Exercise requirements
Set down, word for word, only the lines from the start of the records through the line bearing "(0,0) rectangle (636,613);"; include no pictures.
>> begin
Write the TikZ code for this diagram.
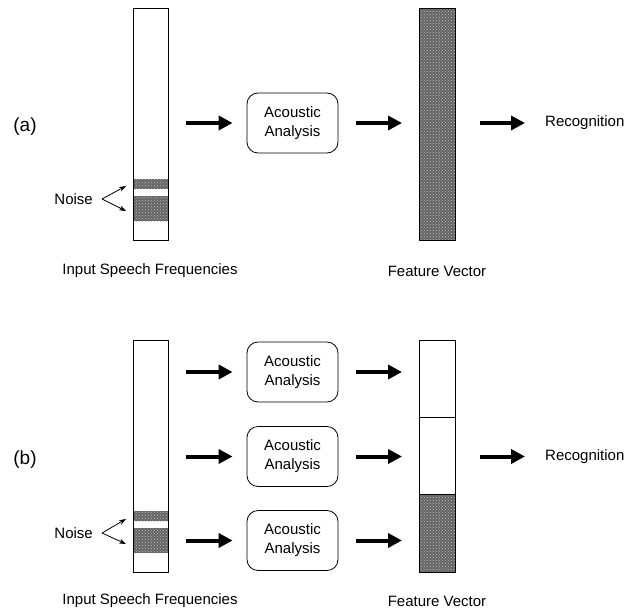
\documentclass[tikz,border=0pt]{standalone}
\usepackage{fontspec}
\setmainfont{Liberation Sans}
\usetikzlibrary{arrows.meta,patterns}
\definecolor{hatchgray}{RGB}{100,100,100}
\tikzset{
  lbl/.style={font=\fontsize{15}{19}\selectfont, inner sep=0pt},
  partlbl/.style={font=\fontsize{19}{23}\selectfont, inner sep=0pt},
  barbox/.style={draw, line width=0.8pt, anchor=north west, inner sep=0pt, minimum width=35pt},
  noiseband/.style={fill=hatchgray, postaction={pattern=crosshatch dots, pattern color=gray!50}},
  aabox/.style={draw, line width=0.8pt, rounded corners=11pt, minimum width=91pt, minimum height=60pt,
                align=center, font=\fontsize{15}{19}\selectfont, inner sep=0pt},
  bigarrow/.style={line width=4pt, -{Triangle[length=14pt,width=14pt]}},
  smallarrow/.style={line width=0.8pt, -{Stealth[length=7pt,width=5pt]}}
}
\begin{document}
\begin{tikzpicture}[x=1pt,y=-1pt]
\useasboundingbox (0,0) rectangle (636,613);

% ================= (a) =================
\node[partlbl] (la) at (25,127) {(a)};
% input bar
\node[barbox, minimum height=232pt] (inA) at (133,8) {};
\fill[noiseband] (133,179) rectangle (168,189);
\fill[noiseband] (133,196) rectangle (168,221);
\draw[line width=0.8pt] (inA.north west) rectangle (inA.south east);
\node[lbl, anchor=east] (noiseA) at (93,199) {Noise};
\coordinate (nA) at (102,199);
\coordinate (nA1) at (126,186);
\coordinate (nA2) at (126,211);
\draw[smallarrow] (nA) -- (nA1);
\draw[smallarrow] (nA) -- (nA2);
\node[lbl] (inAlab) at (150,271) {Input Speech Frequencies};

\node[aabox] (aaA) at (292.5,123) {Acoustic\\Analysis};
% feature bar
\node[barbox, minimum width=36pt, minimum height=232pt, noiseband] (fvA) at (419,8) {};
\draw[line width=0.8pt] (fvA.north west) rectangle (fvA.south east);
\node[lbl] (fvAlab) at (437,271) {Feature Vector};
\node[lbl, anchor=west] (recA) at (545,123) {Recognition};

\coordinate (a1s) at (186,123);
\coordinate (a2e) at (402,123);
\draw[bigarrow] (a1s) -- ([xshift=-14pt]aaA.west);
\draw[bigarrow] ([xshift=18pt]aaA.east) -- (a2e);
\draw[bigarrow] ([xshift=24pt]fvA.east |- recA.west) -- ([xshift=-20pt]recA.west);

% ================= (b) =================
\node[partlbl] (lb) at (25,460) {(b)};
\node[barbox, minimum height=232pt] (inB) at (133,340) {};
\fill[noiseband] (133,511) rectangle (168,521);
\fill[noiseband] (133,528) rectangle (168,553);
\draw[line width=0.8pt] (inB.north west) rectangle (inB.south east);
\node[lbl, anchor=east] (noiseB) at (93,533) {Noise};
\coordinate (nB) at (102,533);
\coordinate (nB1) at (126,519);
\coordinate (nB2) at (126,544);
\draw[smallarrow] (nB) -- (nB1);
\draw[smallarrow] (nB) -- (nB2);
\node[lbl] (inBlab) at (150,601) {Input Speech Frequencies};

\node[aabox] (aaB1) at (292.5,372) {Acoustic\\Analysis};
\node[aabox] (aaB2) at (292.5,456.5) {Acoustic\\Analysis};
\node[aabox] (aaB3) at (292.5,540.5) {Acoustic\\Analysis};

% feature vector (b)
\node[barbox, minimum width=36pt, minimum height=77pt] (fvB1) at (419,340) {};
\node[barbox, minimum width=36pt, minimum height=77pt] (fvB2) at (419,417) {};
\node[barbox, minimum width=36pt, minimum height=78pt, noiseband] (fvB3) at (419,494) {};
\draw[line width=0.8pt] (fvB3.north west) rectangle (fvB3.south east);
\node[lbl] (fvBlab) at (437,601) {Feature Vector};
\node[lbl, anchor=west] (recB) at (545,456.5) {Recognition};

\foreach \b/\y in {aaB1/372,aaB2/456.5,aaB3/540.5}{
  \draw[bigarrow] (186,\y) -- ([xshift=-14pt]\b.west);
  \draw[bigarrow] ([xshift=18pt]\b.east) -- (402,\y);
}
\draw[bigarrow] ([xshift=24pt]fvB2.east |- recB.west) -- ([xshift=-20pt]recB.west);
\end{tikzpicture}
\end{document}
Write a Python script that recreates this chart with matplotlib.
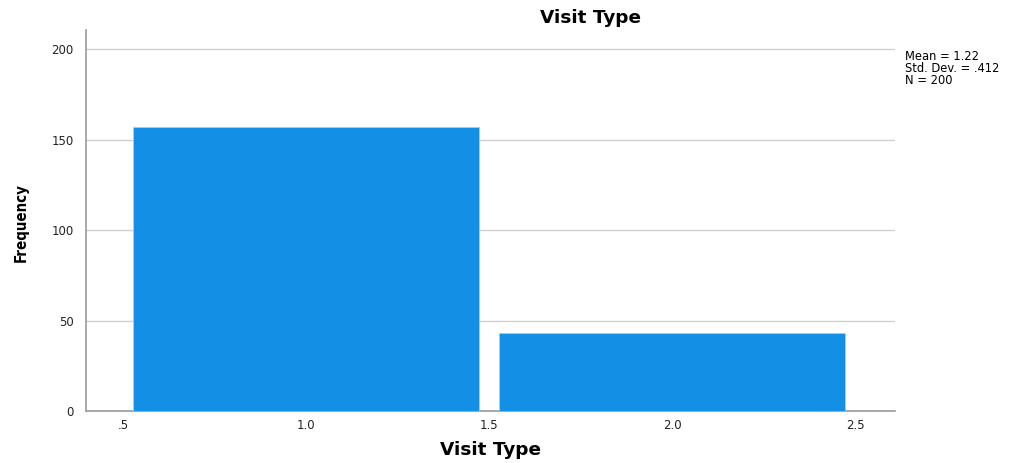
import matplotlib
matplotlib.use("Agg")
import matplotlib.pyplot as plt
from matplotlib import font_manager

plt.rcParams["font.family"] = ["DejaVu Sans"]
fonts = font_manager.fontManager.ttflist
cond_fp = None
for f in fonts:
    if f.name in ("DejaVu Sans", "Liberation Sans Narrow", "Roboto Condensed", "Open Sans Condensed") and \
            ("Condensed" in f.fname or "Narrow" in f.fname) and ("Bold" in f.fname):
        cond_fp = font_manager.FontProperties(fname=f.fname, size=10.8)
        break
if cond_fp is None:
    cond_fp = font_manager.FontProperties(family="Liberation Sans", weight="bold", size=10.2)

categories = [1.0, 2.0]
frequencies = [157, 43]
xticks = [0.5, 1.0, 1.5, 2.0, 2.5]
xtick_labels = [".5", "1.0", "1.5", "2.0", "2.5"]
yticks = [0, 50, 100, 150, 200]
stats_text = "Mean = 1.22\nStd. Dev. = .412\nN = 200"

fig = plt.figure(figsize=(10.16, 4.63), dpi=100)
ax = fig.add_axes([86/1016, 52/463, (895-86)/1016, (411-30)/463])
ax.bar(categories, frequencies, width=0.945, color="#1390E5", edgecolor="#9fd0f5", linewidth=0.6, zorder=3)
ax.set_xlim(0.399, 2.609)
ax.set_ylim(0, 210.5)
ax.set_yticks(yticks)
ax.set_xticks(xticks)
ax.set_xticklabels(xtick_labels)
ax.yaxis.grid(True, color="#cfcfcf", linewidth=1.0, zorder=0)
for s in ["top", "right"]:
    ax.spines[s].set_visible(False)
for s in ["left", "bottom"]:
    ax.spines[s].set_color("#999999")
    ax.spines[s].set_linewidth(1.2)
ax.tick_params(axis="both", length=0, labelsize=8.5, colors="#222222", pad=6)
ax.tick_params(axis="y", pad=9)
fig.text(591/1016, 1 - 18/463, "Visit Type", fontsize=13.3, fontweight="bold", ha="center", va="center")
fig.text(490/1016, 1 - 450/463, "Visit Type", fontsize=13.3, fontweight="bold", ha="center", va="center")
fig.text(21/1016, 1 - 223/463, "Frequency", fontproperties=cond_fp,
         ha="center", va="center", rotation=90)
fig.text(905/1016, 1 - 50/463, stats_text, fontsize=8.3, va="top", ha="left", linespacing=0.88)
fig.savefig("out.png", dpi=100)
>> end
Written answer
Write the TikZ code for this diagram.
\documentclass[tikz,border=0pt]{standalone}
\usepackage{fontspec}
\setmainfont{Liberation Sans}
\usetikzlibrary{arrows.meta,patterns}
\definecolor{hatchgray}{RGB}{100,100,100}
\tikzset{
  lbl/.style={font=\fontsize{15}{19}\selectfont, inner sep=0pt},
  partlbl/.style={font=\fontsize{19}{23}\selectfont, inner sep=0pt},
  barbox/.style={draw, line width=0.8pt, anchor=north west, inner sep=0pt, minimum width=35pt},
  noiseband/.style={fill=hatchgray, postaction={pattern=crosshatch dots, pattern color=gray!50}},
  aabox/.style={draw, line width=0.8pt, rounded corners=11pt, minimum width=91pt, minimum height=60pt,
                align=center, font=\fontsize{15}{19}\selectfont, inner sep=0pt},
  bigarrow/.style={line width=4pt, -{Triangle[length=14pt,width=14pt]}},
  smallarrow/.style={line width=0.8pt, -{Stealth[length=7pt,width=5pt]}}
}
\begin{document}
\begin{tikzpicture}[x=1pt,y=-1pt]
\useasboundingbox (0,0) rectangle (636,613);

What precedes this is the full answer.